Nous sommes près du lac de Côme, dans un palace. Une fête splendide. Grands décolletés, diamants partout, habits noirs autour de tables somptueuses. C’est la fin du souper et la présentation de la collection d’un haut couturier. À une table, la comtesse Pia Bellentini (une femme superbe, éblouissante), immobilise sa coupe de champagne devant ses lèvres. Elle vient de voir son amant en flirt avec une rivale. Cet amant, c’est Carlo, un don Juan qui l’a délaissée. La comtesse, déjà outragée par ses infidélités publiques, ne peut supporter ce dernier affront, ce qualificatif qu’il lui décoche :
— Terrona !
C’est une horrible injure. Songez donc que cela veut dire « Fille de paysans » ! Non, cela ne se pardonne pas. La comtesse quitte brusquement la salle, puis y revient, drapée dans son manteau de zibeline. Sous le manteau, il y a un revolver. Et toc ! sur l’amant.

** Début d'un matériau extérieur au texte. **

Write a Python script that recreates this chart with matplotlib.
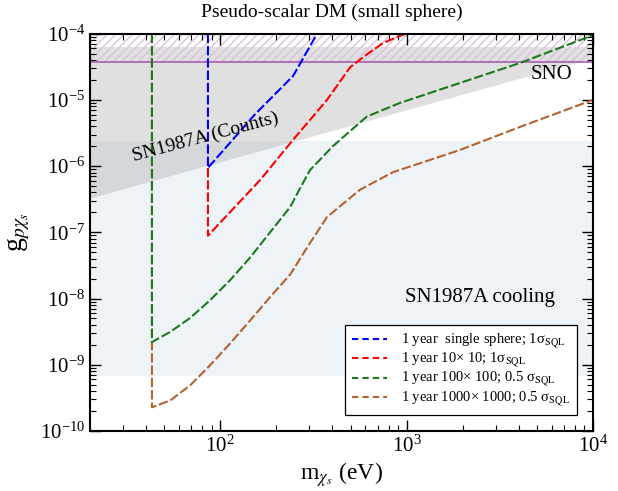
import matplotlib
matplotlib.use("Agg")
import matplotlib.pyplot as plt
from matplotlib.lines import Line2D
from matplotlib.ticker import NullFormatter

plt.rcParams["font.family"] = ["Liberation Serif", "DejaVu Serif"]
plt.rcParams["mathtext.fontset"] = "stix"
plt.rcParams["hatch.linewidth"] = 1.0

# sensitivity curves: mass (eV) vs coupling
blue_m = [85.9, 85.9, 154, 246, 331]
blue_g = [1e-4, 9.4e-7, 6.1e-6, 2.3e-5, 1e-4]

red_m = [85.9, 85.9, 164, 243, 374, 497, 620, 747, 870, 990]
red_g = [9.4e-7, 8.9e-8, 6.2e-7, 2.4e-6, 1.0e-5, 3.1e-5, 5.0e-5, 7.2e-5, 8.7e-5, 1.0e-4]

green_m = [43, 43, 54, 69, 88.4, 113, 145, 185, 237, 270, 303, 402, 611, 921, 1930, 4050, 1e4]
green_g = [1e-4, 2.2e-9, 3.15e-9, 5.1e-9, 9.5e-9, 1.9e-8, 4.2e-8, 1.0e-7, 2.4e-7,
           4.8e-7, 8.7e-7, 2.0e-6, 5.6e-6, 9.0e-6, 1.8e-5, 3.6e-5, 9.5e-5]

brown_m = [43, 43, 54, 69, 88.4, 113, 145, 185, 237, 303, 374, 562, 845, 1930, 4050, 1e4]
brown_g = [1e-4, 2.28e-10, 2.9e-10, 4.9e-10, 9.9e-10, 2.1e-9, 4.7e-9, 1.05e-8, 2.3e-8,
           6.9e-8, 1.7e-7, 4.4e-7, 8.1e-7, 1.75e-6, 3.9e-6, 1.0e-5]

labels = [
    "1 year  single sphere; 1σ$_{\\rm SQL}$",
    "1 year 10× 10; 1σ$_{\\rm SQL}$",
    "1 year 100× 100; 0.5 σ$_{\\rm SQL}$",
    "1 year 1000× 1000; 0.5 σ$_{\\rm SQL}$",
]

# excluded regions
sno_limit = 3.8e-5
counts_top = 6.4e-5
counts_lo_m = [20, 1e4]
counts_lo_g = [3.3e-7, 4.3e-5]
cooling_band = [6.8e-10, 2.4e-6]

xlim = (20, 1e4)
ylim = (1e-10, 1e-4)

fig = plt.figure(figsize=(6.18, 4.91), dpi=100)
ax = fig.add_axes([0.1456, 0.1222, 0.8139, 0.8092])
ax.set_xscale("log")
ax.set_yscale("log")
ax.set_xlim(*xlim)
ax.set_ylim(*ylim)
ax.xaxis.set_minor_formatter(NullFormatter())
ax.yaxis.set_minor_formatter(NullFormatter())

ax.fill_between(xlim, cooling_band[0], cooling_band[1], color="#eef3f8", lw=0, zorder=0)
ax.fill_between(counts_lo_m, counts_lo_g, counts_top, color="#a7a7a7", alpha=0.35,
                lw=0, zorder=1)
ax.fill_between(xlim, sno_limit, ylim[1], facecolor="none", edgecolor="#dcc3dc",
                hatch="////", lw=0, zorder=1.5)
ax.axhline(sno_limit, color="#a550b0", lw=1.1, zorder=2)

dash = (4.5, 1.4)
curves = [
    (blue_m, blue_g, "#0000ff", 4),
    (red_m, red_g, "#ff0000", 4),
    (green_m, green_g, "#1c7a1c", 4),
    (brown_m, brown_g, "#b5622e", 3.5),
]
handles = []
for (m, g, c, z), lab in zip(curves, labels):
    ax.plot(m, g, color=c, lw=1.5, dashes=dash, zorder=z)
    handles.append(Line2D([], [], color=c, lw=1.5, dashes=(3, 2), label=lab))

ax.text(83, 2.75e-6, "SN1987A (Counts)", rotation=15, fontsize=14,
        ha="center", va="center", zorder=5)
ax.text(6000, 2.4e-5, "SNO", fontsize=15, ha="center", va="center", zorder=5)
ax.text(2470, 1.02e-8, "SN1987A cooling", fontsize=15, ha="center", va="center",
        zorder=5)

leg = ax.legend(handles=handles, loc="lower right", bbox_to_anchor=(0.968, 0.04),
                borderaxespad=0, fontsize=10.5, frameon=True, fancybox=False,
                edgecolor="black", framealpha=1, handlelength=2.4,
                handletextpad=1.0, labelspacing=0.0, borderpad=0.45)
leg.get_frame().set_linewidth(0.9)
leg.set_zorder(6)

ax.tick_params(which="both", direction="in", top=True, right=True, labelsize=15)
ax.tick_params(which="major", length=8, width=1.0)
ax.tick_params(which="minor", length=4, width=0.8)
for s in ax.spines.values():
    s.set_linewidth(1.5)
    s.set_zorder(7)

ax.set_xlabel(r"m$_{\chi_s}$ (eV)", fontsize=17, labelpad=2)
ax.set_ylabel(r"g$_{p\chi_s}$", fontsize=20, labelpad=6)
fig.text(0.537, 0.975, "Pseudo-scalar DM (small sphere)", fontsize=14,
         ha="center", va="center")

fig.savefig("out.png", dpi=100)
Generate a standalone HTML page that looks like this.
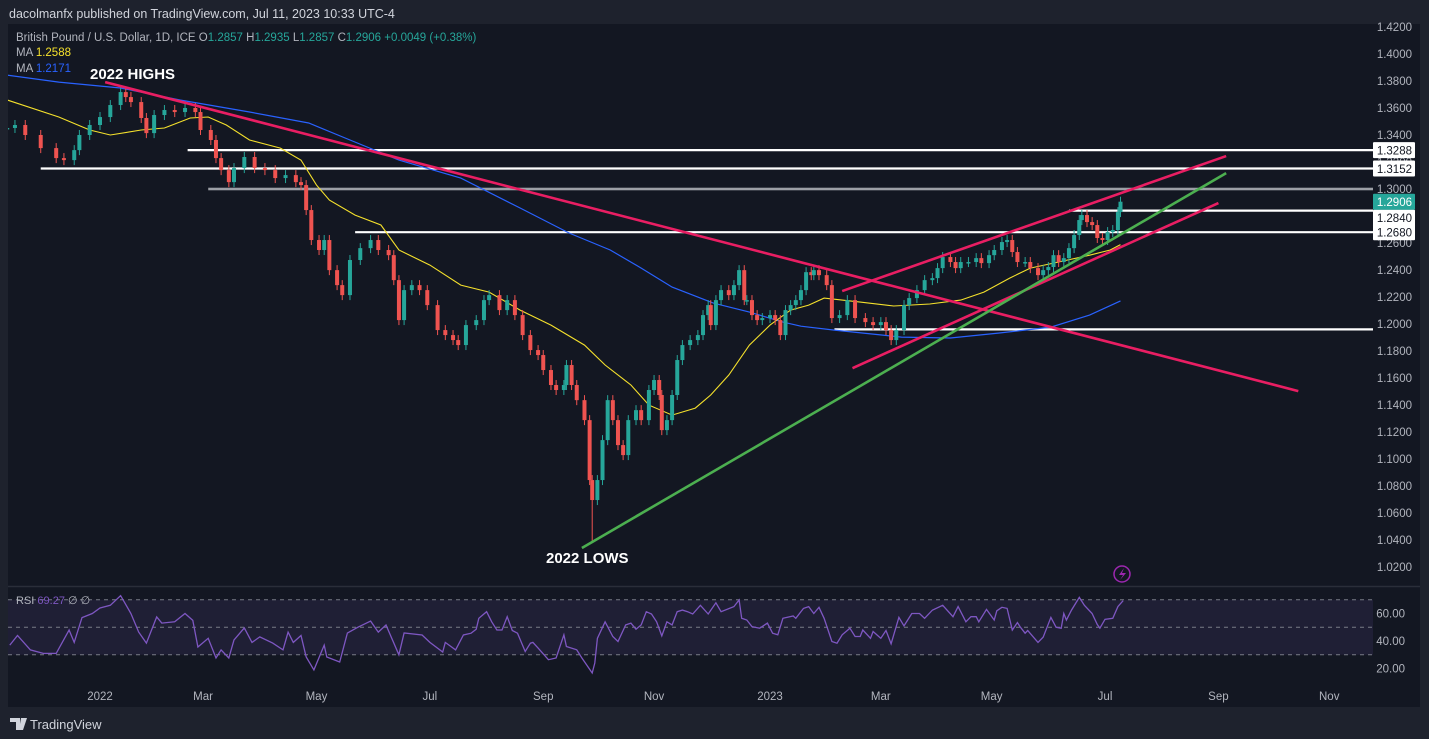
<!DOCTYPE html>
<html><head><meta charset="utf-8"><style>
html,body{margin:0;padding:0;background:#1e222d;}
svg{display:block;font-family:"Liberation Sans",sans-serif;}
</style></head><body>
<svg id="c" width="1429" height="739" viewBox="0 0 1429 739" xmlns="http://www.w3.org/2000/svg">
<rect x="0" y="0" width="1429" height="739" fill="#1e222d"/>
<text x="9" y="18" fill="#d1d4dc" font-size="12.5">dacolmanfx published on TradingView.com, Jul 11, 2023 10:33 UTC-4</text>
<rect x="8" y="24" width="1412" height="683" fill="#131722"/>
<line x1="8" y1="586.5" x2="1420" y2="586.5" stroke="#2a2e39" stroke-width="1.5"/>
<g id="main"></g>
<g id="rsi"></g>
<g id="axes"></g>
<text x="16" y="41" font-size="11.5" fill="#b2b5be">British Pound / U.S. Dollar, 1D, ICE  O<tspan fill="#26a69a">1.2857</tspan>  H<tspan fill="#26a69a">1.2935</tspan>  L<tspan fill="#26a69a">1.2857</tspan>  C<tspan fill="#26a69a">1.2906</tspan>  <tspan fill="#26a69a">+0.0049 (+0.38%)</tspan></text>
<text x="16" y="56" font-size="11.5" fill="#b2b5be">MA  <tspan fill="#f5e12c">1.2588</tspan></text>
<text x="16" y="72" font-size="11.5" fill="#b2b5be">MA  <tspan fill="#2962ff">1.2171</tspan></text>
<text x="90" y="79" font-size="15" font-weight="bold" fill="#ffffff">2022 HIGHS</text>
<text x="546" y="563" font-size="15" font-weight="bold" fill="#ffffff">2022 LOWS</text>
<g><circle cx="1122" cy="574" r="8" fill="none" stroke="#9c27b0" stroke-width="1.5"/><path d="M1124 568 L1119 575 L1123 575 L1120 580 L1126 573 L1122 573 Z" fill="#9c27b0"/></g>
<text x="16" y="604" font-size="11" fill="#b2b5be">RSI  <tspan fill="#7e57c2">69.27</tspan>  ∅  ∅</text>
<g><path d="M10 718 H20 V730 H16 V722 H10 Z M21 718 H27 L23 730 H19 Z" fill="#d1d4dc"/><text x="30" y="729" font-size="13" fill="#d1d4dc">TradingView</text></g>
</svg>
<script>
const candleDays=[-36,-33,-29,-23,-17,-14,-10,-8,-4,0,4,8,10,12,16,18,21,25,29,33,37,39,43,45,47,50,52,56,60,64,68,72,76,78,80,82,85,87,89,92,94,97,101,105,108,112,114,116,118,121,124,127,131,134,137,139,142,146,149,151,155,158,161,164,167,170,172,175,177,180,181,183,185,188,190,191,193,195,197,199,201,203,205,208,210,213,215,217,218,220,222,224,226,229,232,234,236,237,239,241,244,246,248,250,251,253,255,257,260,262,264,266,268,270,272,274,276,277,279,282,284,287,290,293,297,300,303,305,307,309,312,314,317,320,323,325,327,330,332,334,337,340,342,345,347,350,352,354,356,359,361,364,366,368,370,372,374,376,378,380,381,383,385,387,389,391,393,395,396];
const candleCloses=[1.3452,1.3474,1.3400,1.3303,1.3229,1.3214,1.3288,1.3400,1.3474,1.3533,1.3622,1.3718,1.3681,1.3644,1.3526,1.3414,1.3548,1.3585,1.3570,1.3600,1.3570,1.3437,1.3363,1.3229,1.3140,1.3051,1.3155,1.3237,1.3155,1.3140,1.3081,1.3103,1.3051,1.3029,1.2844,1.2622,1.2548,1.2622,1.2399,1.2288,1.2214,1.2474,1.2562,1.2622,1.2548,1.2510,1.2325,1.2029,1.2251,1.2288,1.2251,1.2140,1.1955,1.1918,1.1881,1.1844,1.1992,1.2029,1.2177,1.2214,1.2103,1.2177,1.2066,1.1918,1.1807,1.1770,1.1659,1.1548,1.1511,1.1548,1.1696,1.1548,1.1436,1.1288,1.0844,1.0696,1.0844,1.1140,1.1436,1.1288,1.1103,1.1029,1.1288,1.1362,1.1288,1.1511,1.1585,1.1474,1.1214,1.1288,1.1474,1.1733,1.1844,1.1881,1.1918,1.2066,1.2140,1.1992,1.2177,1.2251,1.2214,1.2288,1.2399,1.2177,1.2177,1.2066,1.2029,1.2044,1.2066,1.2029,1.1918,1.2103,1.2140,1.2177,1.2251,1.2384,1.2362,1.2399,1.2362,1.2288,1.2044,1.2066,1.2177,1.2044,1.2014,1.1992,1.2014,1.1955,1.1881,1.1955,1.2140,1.2192,1.2251,1.2325,1.2340,1.2414,1.2496,1.2459,1.2414,1.2459,1.2459,1.2488,1.2451,1.2510,1.2548,1.2607,1.2622,1.2533,1.2459,1.2459,1.2414,1.2362,1.2399,1.2422,1.2510,1.2459,1.2488,1.2562,1.2659,1.2770,1.2807,1.2755,1.2733,1.2637,1.2622,1.2681,1.2696,1.2829,1.2906];
const lowDays=[191];
const lowValues=[1.0378];
const ma50Days=[-36,-16,-4,4,16,25,35,42,49,58,70,78,84,89,99,109,116,128,140,151,163,175,188,196,206,213,222,231,237,244,252,260,268,275,281,295,308,322,334,343,353,361,372,384,392,396];
const ma50Vals=[1.3659,1.3533,1.3437,1.3400,1.3437,1.3452,1.3526,1.3533,1.3474,1.3363,1.3303,1.3214,1.3029,1.2918,1.2807,1.2733,1.2548,1.2436,1.2288,1.2236,1.2103,1.1992,1.1844,1.1696,1.1548,1.1399,1.1325,1.1377,1.1474,1.1622,1.1844,1.1992,1.2103,1.2140,1.2192,1.2162,1.2133,1.2148,1.2177,1.2236,1.2340,1.2414,1.2459,1.2510,1.2548,1.2588];
const ma200Days=[-36,-16,8,31,58,81,97,116,140,163,182,198,210,222,238,252,265,272,285,311,330,349,369,384,396];
const ma200Vals=[1.3844,1.3792,1.3748,1.3659,1.3570,1.3489,1.3363,1.3214,1.3081,1.2859,1.2674,1.2548,1.2414,1.2273,1.2155,1.2088,1.2014,1.1984,1.1955,1.1903,1.1896,1.1933,1.1977,1.2066,1.2171];
const rsiDays=[-35,-32,-27,-22,-17,-12,-10,-7,-3,0,4,8,12,15,18,22,24,29,33,36,38,42,45,47,50,52,56,59,62,67,71,73,75,78,80,83,87,88,93,96,100,105,108,111,116,118,125,128,133,134,138,141,144,146,147,150,152,154,156,158,160,162,165,167,168,170,174,177,180,181,185,187,191,192,193,196,199,201,204,206,208,210,212,214,216,218,220,222,224,226,228,230,233,236,239,241,246,248,249,251,253,256,259,261,263,265,269,270,273,275,277,279,281,284,286,288,291,293,295,296,299,300,303,305,307,310,312,315,318,320,323,327,331,333,336,338,340,341,344,347,348,350,352,354,356,357,359,360,364,366,369,371,373,374,375,377,380,382,385,387,388,390,393,395,397];
const rsiVals=[37,44,33.5,31,31,48,39,57,60,64,66,73,60,46.5,38.5,57.5,53,54,60,55,35.6,42,27.6,33.5,27.6,40.7,49.5,39,43,38.5,33.5,46.5,39,44,28.4,19,37,28.4,24.7,45.8,50,54.5,46.5,51.6,30,45.8,44.4,39,32,39,33.5,44.4,45.7,48.5,56.5,61.3,54,48,48,57.7,47.6,45.7,32.4,38.4,39,34.8,26.4,27.6,44.5,36,33.6,27.6,16.7,24,42,54,43.3,39.6,51.7,53,48.6,51.7,61.3,59.6,54,43.7,54,51.7,61.3,62.5,61.3,59.6,66,59.6,67.8,61.3,65,69.8,56.5,55.3,50.5,49.3,53,45.7,44.5,56.5,58.2,56.5,63.7,65,60,64.5,56.5,39.6,38.4,44.5,49.3,43.3,43.3,48,42,46.9,42,47.6,38,57.2,51,60,60,56.5,62.5,66,57.7,65,54,57.7,57.7,54,63,55.3,62,64.5,63.7,48,53.4,50.5,45.7,47.6,39,42.8,57.2,50,49.3,60,55.3,62.5,71.7,66,60,52,49.3,55.8,56.5,65,69.3];
const priceTicks=["1.4200","1.4000","1.3800","1.3600","1.3400","1.3200","1.3000","1.2800","1.2600","1.2400","1.2200","1.2000","1.1800","1.1600","1.1400","1.1200","1.1000","1.0800","1.0600","1.0400","1.0200"];
const rsiTicks=[60,40,20];
const timeLabels=["2022","Mar","May","Jul","Sep","Nov","2023","Mar","May","Jul","Sep","Nov"];
const timeDays=[0,40,84,128,172,215,260,303,346,390,434,477];
const hLevels=[1.3288,1.3152,1.2840,1.2680,1.1960];
const hStartDays=[34,-23,376,99,285];
const grayLevels=[1.2995,1.3005];
const grayStartDays=[42,42];
const trendDays=[[2,465],[288,437],[292,434],[187,437]];
const trendVals=[[1.3792,1.1503],[1.2244,1.3244],[1.1673,1.2896],[1.0341,1.3118]];
const trendColors=["#e91e63","#e91e63","#e91e63","#4caf50"];

const NS="http://www.w3.org/2000/svg";
const X=d=>100+d*2.577;
const Y=p=>27+(1.42-p)*1350;
const RY=v=>641-(v-40)*1.375;
const AXR=1373;
function mk(tag,attrs,parent){const e=document.createElementNS(NS,tag);for(const k in attrs)e.setAttribute(k,attrs[k]);parent.appendChild(e);return e;}
const main=document.getElementById('main'),rsi=document.getElementById('rsi'),axes=document.getElementById('axes');
const defs=mk('defs',{},main);
const cp=mk('clipPath',{id:'cp'},defs);mk('rect',{x:8,y:24,width:AXR-8,height:562},cp);
const g=mk('g',{'clip-path':'url(#cp)'},main);

hLevels.forEach((v,i)=>{const l=mk('line',{x1:X(hStartDays[i]),x2:AXR,y1:Y(v),y2:Y(v),stroke:'#ffffff','stroke-width':2.2},g);

});
grayLevels.forEach((v,i)=>{const l=mk('line',{x1:X(grayStartDays[i]),x2:AXR,y1:Y(v),y2:Y(v),stroke:'#b0b3ba','stroke-width':1.2},g);

});

function poly(days,vals,color,w,name){const pts=days.map((d,i)=>X(d).toFixed(1)+','+Y(vals[i]).toFixed(1)).join(' ');
const p=mk('polyline',{points:pts,fill:'none',stroke:color,'stroke-width':w},g);

}
poly(ma200Days,ma200Vals,'#2962ff',1.2,'ma200-line');
poly(ma50Days,ma50Vals,'#f5e12c',1.1,'ma50-line');

candleDays.forEach((d,i)=>{const c=candleCloses[i];const o=i>0?candleCloses[i-1]:c;
const up=c>=o;const col=up?'#26a69a':'#ef5350';const x=X(d);
let lo=Math.min(o,c),hi=Math.max(o,c);
const li=lowDays.indexOf(d);
const yl=li>=0?Y(lowValues[li]):Y(lo)+5;
const w=mk('line',{x1:x,x2:x,y1:Y(hi)-5,y2:yl,stroke:col,'stroke-width':1},g);


const r=mk('rect',{x:x-2,y:Y(hi),width:4,height:Math.max(1.5,Y(lo)-Y(hi)),fill:col},g);

});

trendDays.forEach((dd,i)=>{const l=mk('line',{x1:X(dd[0]),x2:X(dd[1]),y1:Y(trendVals[i][0]),y2:Y(trendVals[i][1]),stroke:trendColors[i],'stroke-width':2.6},g);

});

priceTicks.forEach(t=>{const y=Y(parseFloat(t));const tx=mk('text',{x:1412,y:y+4,'text-anchor':'end','font-size':11.5,fill:'#b2b5be'},axes);tx.textContent=t;

});
function box(v,bg,fg,name,shift){const y=Y(v)+shift;const r=mk('rect',{x:AXR,y:y-8,width:42,height:16,fill:bg,rx:1},axes);


const t=mk('text',{x:1412,y:y+4.5,'text-anchor':'end','font-size':11.5,fill:fg},axes);t.textContent=v.toFixed(4);

}
const labelShift=[0,0,7,0];
hLevels.slice(0,4).forEach((v,i)=>box(v,'#ffffff','#131722','level-label',labelShift[i]));
box(1.2906,'#26a69a','#ffffff','last-price-label',0);

const band=mk('rect',{x:8,y:RY(70),width:AXR-8,height:RY(30)-RY(70),fill:'#7e57c2','fill-opacity':0.12},rsi);


[70,50,30].forEach(v=>{const l=mk('line',{x1:8,x2:AXR,y1:RY(v),y2:RY(v),stroke:'#787b86','stroke-dasharray':'4,4','stroke-width':1},rsi);

});
const rp=mk('polyline',{points:rsiDays.map((d,i)=>X(d).toFixed(1)+','+RY(rsiVals[i]).toFixed(1)).join(' '),fill:'none',stroke:'#7e57c2','stroke-width':1.3},rsi);


rsiTicks.forEach(v=>{const t=mk('text',{x:1405,y:RY(v)+4,'text-anchor':'end','font-size':11.5,fill:'#b2b5be'},axes);t.textContent=v.toFixed(2);

});
timeLabels.forEach((s,i)=>{const t=mk('text',{x:X(timeDays[i]),y:700,'text-anchor':'middle','font-size':11.5,fill:'#b2b5be'},axes);t.textContent=s;

});
</script>
</body></html>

La détonation n’est pas perçue, au milieu des bravos qui acclament un ravissant mannequin.
L’amant s’écroule, le cœur troué. On l’emporte. La comtesse tente de se tuer. Elle se rate.
— Ma vie est finie ! s’écrie-t-elle.
.….….….….…..
Moi, je crois que nous la verrons au cinéma, Dès aujourd’hui elle est célèbre.
Et son drame joué par elle-même… Quelle affaire pour Hollywood !
Il n’y a pas que des palaces
Ce même jour, à quelques lieues de là, une pauvre fille de la campagne, une vraie « terrona », celle-là, et qui n’en rougissait point, s’asphyxiait dans une masure avec ses deux enfants en bas âge. « Ça doit être moins dur que de mourir de faim », avait-elle déclaré à une voisine la veille du drame.
Mais cela, c’est une histoire si fréquente qu’elle devient banale. Il n’y a pas de place pour tant de gens sur les affiches du théâtre des réalités. Et c’est pourquoi on n’a pas cru non plus devoir accorder plus d’un entrefilet, et seulement dans quelques journaux, pour
La catastrophe de Laghouat
— Il est vrai que ce n’était que des soldats. Et il n’y eut que dix-neuf morts et cent blessés pour cinq mille kilos de cheddite qu’ils avaient été obligés de décharger d’un camion.
― C’est un accident bien regrettable, conclut une dame qui m’écoutait. On devrait prendre plus de précautions…
― On pourrait-peut-être supprimer la cheddite, répondis-je.
― Oh vous ! Vous m’agacez avec vos paradoxes ! Vous irez dire ça à l’O.N.U.!
― Ce serait bien inutile, madame. Car les actions de la cheddite, qui valaient 100 francs chacune en 1938, atteignirent 2.330 francs à la veille de la « dernière » guerre. Et nous sommes à la veille d’une autre. Ça monte tous les jours, vous savez !
Un obsédé sexuel
C’est un titre à succès. Le « sexuel » est à la mode. Chacun y dit son mot. Et quand un crime odieux comme celui d’Henri Couture, qui noya une fillette après l’avoir violée, emplit la chronique, la compassion pour la victime et la répulsion à l’endroit de l’assassin sont unanimes. Mais dans les anathèmes proférés contre le criminel, cette expression toute faite revient sans cesse : châtiment exemplaire.
Sans avoir ici la place de parler du châtiment, disons tout de suite que le qualificatif « exemplaire » prouve de la part de celui qui l’emploie une totale ignorance de la néfaste espèce à laquelle appartient le criminel. Il n’y a en effet aucun exemple qui puisse suspendre et qui ait jamais suspendu les gestes de cette classe monstrueuse. On en est amplement convaincu en lisant seulement les Phénomènes de hantise, par Bozzano ; l’Hérédité psychologique, par Ribot ; la Criminalité dans l’adolescence, par Duprat ; la Contagion du meurtre, par Paul Aubry, avec les démonstratives statistiques dont ces livres sont emplis.
Et dans la plupart des cas de cette espèce, on peut répéter que « avant la justice des hommes, c’est l’ancestralité qui prend les devants et qui condamne déjà le criminel en lui imposant l’obligation de commettre son crime ».
Non, il n’y a pas d’exemples qui auraient pu faire hésiter dans leurs forfaits Jack l’Éventreur, Papavoine, Troppmann, Jeanne Veber, Soleilland, Vacher, le vampire de Düsseldorf, Weidmann et tant d’autres.
Mais lorsque le qualificatif « exemplaire », parmi tant de truismes et de lieux communs, aura disparu du langage des foules et des juges, on aura fait un pas, si petit soit-il, sur le chemin de la véritable justice, celle qui ne peut s’exercer qu’à la lueur de la psychiatrie, avec l’objectivité scientifique dans la sérénité du laboratoire.